Não podemos pensar só em números.
A pressão não é só da indústria, a população também demanda cada vez mais os métodos sofisticados de diagnóstico – diz Bassit.
Assim que venceu a eleição, a presidente eleita, Dilma Rousseff, afirmou que segurança e saúde são os dois maiores desafios para o começo de seu governo. Entretanto, de acordo com a secretária-executiva do Ministério da Saúde, é praticamente impossível melhorar o sistema, oferecendo à atenção básica mais recursos, sem a criação de uma nova fonte de recursos, como a CPMF: – Eu acredito que não há como melhorar sem pensar em outra fonte de financiamento. Não é a CPMF, o retorno.
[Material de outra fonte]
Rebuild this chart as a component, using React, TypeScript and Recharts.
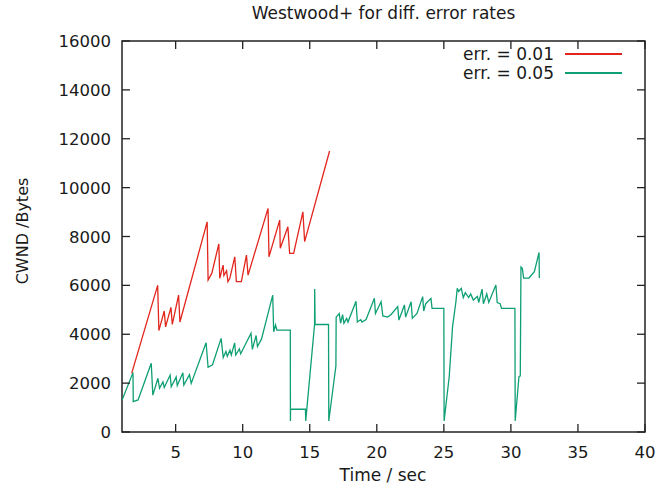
import React from 'react';
import {
  LineChart,
  Line,
  XAxis,
  YAxis,
  ReferenceArea,
} from 'recharts';

// time (sec) / cwnd (bytes)
const err01Time = [1.72, 3.66, 3.75, 4.15, 4.25, 4.65, 4.75, 5.22, 5.32, 7.35, 7.42, 7.7, 8.22, 8.29, 8.54, 8.6, 8.8, 8.9, 9.04, 9.41, 9.53, 9.9, 10.28, 10.4, 11.89, 11.96, 12.76, 12.8, 13.37, 13.5, 13.8, 14.49, 14.62, 16.48];
const err01Cwnd = [2400, 6000, 4150, 4950, 4300, 5100, 4400, 5600, 4500, 8600, 6220, 6500, 7700, 6290, 6830, 6400, 6600, 6150, 6290, 7170, 6150, 6150, 7240, 6420, 9150, 7170, 8670, 7520, 8400, 7310, 7310, 9010, 7790, 11500];

const err05Time = [1.0, 1.82, 1.84, 2.2, 3.18, 3.3, 3.68, 3.8, 4.05, 4.15, 4.59, 4.67, 5.04, 5.12, 5.54, 5.61, 6.03, 6.16, 7.27, 7.42, 7.75, 8.39, 8.55, 8.75, 8.85, 9.05, 9.15, 9.4, 9.48, 9.75, 9.85, 10.62, 10.72, 11.0, 11.1, 11.4, 12.24, 12.31, 12.45, 12.55, 13.55, 13.56, 13.57, 14.68, 14.7, 15.36, 15.37, 15.4, 16.4, 16.42, 16.95, 16.97, 17.2, 17.3, 17.45, 17.55, 17.75, 17.85, 18.45, 18.55, 18.8, 18.9, 19.2, 19.82, 19.9, 20.32, 20.45, 20.8, 21.05, 21.56, 21.65, 22.06, 22.15, 22.56, 22.65, 23.0, 23.42, 23.5, 23.65, 24.04, 24.12, 25.0, 25.02, 25.4, 25.65, 25.9, 26.0, 26.1, 26.3, 26.45, 26.6, 26.85, 27.0, 27.2, 27.5, 27.6, 27.85, 27.95, 28.2, 28.35, 28.88, 28.98, 29.2, 29.3, 30.3, 30.32, 30.6, 30.7, 30.75, 30.85, 30.95, 31.35, 31.75, 32.1, 32.12];
const err05Cwnd = [1300, 2430, 1240, 1310, 2810, 1510, 2200, 1790, 2050, 1820, 2330, 1850, 2250, 1900, 2420, 1920, 2350, 1990, 3650, 2650, 2750, 3830, 3050, 3300, 3100, 3350, 3150, 3650, 3150, 3400, 3200, 4040, 3380, 3950, 3500, 3800, 5600, 4100, 4380, 4170, 4170, 450, 930, 930, 450, 4400, 5850, 4400, 4400, 450, 2700, 4700, 4850, 4450, 4800, 4450, 4650, 4500, 5350, 4500, 4600, 4500, 4600, 5470, 4850, 5330, 4750, 4700, 4800, 5130, 4580, 5200, 4700, 5330, 4650, 4850, 5540, 4950, 5250, 5470, 5060, 5060, 450, 2260, 4310, 5330, 5880, 5750, 5880, 5500, 5700, 5500, 5650, 5400, 5550, 5300, 5850, 5250, 5650, 5300, 6015, 5300, 5250, 5060, 5060, 450, 2260, 2300, 6750, 6700, 6300, 6300, 6560, 7350, 6300];

const xTicks = [5, 10, 15, 20, 25, 30, 35, 40];
const yTicks = [0, 2000, 4000, 6000, 8000, 10000, 12000, 14000, 16000];

const legendNames = ['err. = 0.01', 'err. = 0.05'];

const RED = '#e2261d';
const GREEN = '#0f9f74';
const FONT = '"DejaVu Sans", sans-serif';

const toRows = (t: number[], v: number[]) => t.map((x, i) => ({ t: x, cwnd: v[i] }));
const err01 = toRows(err01Time, err01Cwnd);
const err05 = toRows(err05Time, err05Cwnd);

const PLOT_W = 523;
const PLOT_H = 391;
const TICK = 8;

function XTick(props: any) {
  const { x, y, payload } = props;
  return (
    <g>
      <line x1={x} x2={x} y1={y} y2={y - TICK} stroke="#222" strokeWidth={1.3} />
      <line x1={x} x2={x} y1={y - PLOT_H} y2={y - PLOT_H + TICK} stroke="#222" strokeWidth={1.3} />
      <text x={x} y={y + 26} textAnchor="middle" fontSize={16.5} fontFamily={FONT} fill="#1a1a1a">
        {payload.value}
      </text>
    </g>
  );
}

function YTick(props: any) {
  const { x, y, payload } = props;
  return (
    <g>
      <line x1={x} x2={x + TICK} y1={y} y2={y} stroke="#222" strokeWidth={1.3} />
      <line x1={x + PLOT_W} x2={x + PLOT_W - TICK} y1={y} y2={y} stroke="#222" strokeWidth={1.3} />
      <text x={x - 11} y={y + 6} textAnchor="end" fontSize={16.5} fontFamily={FONT} fill="#1a1a1a">
        {payload.value}
      </text>
    </g>
  );
}

function YLabel() {
  return (
    <text
      x={22}
      y={231}
      transform="rotate(-90 22 231)"
      textAnchor="middle"
      dominantBaseline="central"
      fontSize={16}
      fontFamily={FONT}
      fill="#1a1a1a"
    >
      CWND /Bytes
    </text>
  );
}

function XLabel() {
  return (
    <text x={383} y={481} textAnchor="middle" fontSize={17} fontFamily={FONT} fill="#1a1a1a">
      Time / sec
    </text>
  );
}

export default function App() {
  const colors = [RED, GREEN];
  return (
    <div style={{ position: 'absolute', left: 0, top: 0, width: 657, height: 486, background: '#fff' }}>
      <div
        style={{
          position: 'absolute',
          top: 3,
          left: 122,
          width: PLOT_W,
          textAlign: 'center',
          fontFamily: FONT,
          fontSize: 17,
          color: '#1a1a1a',
        }}
      >
        Westwood+ for diff. error rates
      </div>
      <div
        style={{
          position: 'absolute',
          top: 44,
          right: 35,
          fontFamily: FONT,
          fontSize: 17,
          color: '#1a1a1a',
          zIndex: 2,
        }}
      >
        {legendNames.map((name, i) => (
          <div key={name} style={{ display: 'flex', alignItems: 'center', justifyContent: 'flex-end', height: 19 }}>
            <span>{name}</span>
            <span
              style={{
                display: 'inline-block',
                width: 57,
                height: 2,
                background: colors[i],
                marginLeft: 11,
              }}
            />
          </div>
        ))}
      </div>
      <LineChart width={657} height={486} data={err05} margin={{ top: 41, right: 12, left: 0, bottom: 0 }}>
        <XAxis
          dataKey="t"
          type="number"
          domain={[1, 40]}
          ticks={xTicks}
          allowDataOverflow
          height={54}
          tickSize={0}
          tickMargin={0}
          axisLine={false}
          tickLine={false}
          tick={<XTick />}
          label={<XLabel />}
        />
        <YAxis
          type="number"
          domain={[0, 16000]}
          ticks={yTicks}
          allowDataOverflow
          width={122}
          tickSize={0}
          tickMargin={0}
          axisLine={false}
          tickLine={false}
          tick={<YTick />}
          label={<YLabel />}
        />
        <ReferenceArea
          x1={1}
          x2={40}
          y1={0}
          y2={16000}
          fill="#fff"
          fillOpacity={0}
          stroke="#222"
          strokeOpacity={1}
          strokeWidth={1.5}
          ifOverflow="visible"
        />
        <Line
          data={err01}
          dataKey="cwnd"
          name="err. = 0.01"
          stroke={RED}
          strokeWidth={1.3}
          dot={false}
          isAnimationActive={false}
          type="linear"
        />
        <Line
          data={err05}
          dataKey="cwnd"
          name="err. = 0.05"
          stroke={GREEN}
          strokeWidth={1.3}
          dot={false}
          isAnimationActive={false}
          type="linear"
        />
      </LineChart>
    </div>
  );
}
Acredito que poderemos encontrar uma solução no conjunto de uma reforma tributária – afirma ela.
Desde o segundo mandato do presidente Fernando Henrique Cardoso, passando pelos dois mandatos de Luiz Inácio Lula da Silva, a reforma tributária é chamada de prioridade.
Entretanto, até hoje não foi aprovada pelo Congresso Nacional.
Entre os especialistas, porém, aumentar os recursos para a saúde não significa garantia de melhora no sistema.
– Com mais recursos, imediatamente teremos uma melhoria no atendimento das demandas.
No entanto, os benefícios tendem a desaparecer a médio e longo prazo, se não houver uma revisão completa na forma de aplicação do dinheiro – analisa o presidente do CNS.
Segundo o Ministério da Saúde, o orçamento da pasta neste ano deve alcançar R$ 62,9 bilhões.
Com isso, o governo apenas atende, no limite, o piso previsto pela Constituição – o orçamento e o crescimento nominal do Produto Interno Bruto (PIB) do ano anterior. Para 2011, a previsão é de gastos de R$ 68,5 bilhões.
De acordo com estudo do professor Gilson Carvalho, esse valor precisaria de um incremento de pelo menos R$ 12,5 bilhões para assegurar o “mínimo atendimento” a todos os usuários do SUS. Para um atendimento ideal, segundo o especialista, o orçamento deveria receber outros R$ 100 bilhões.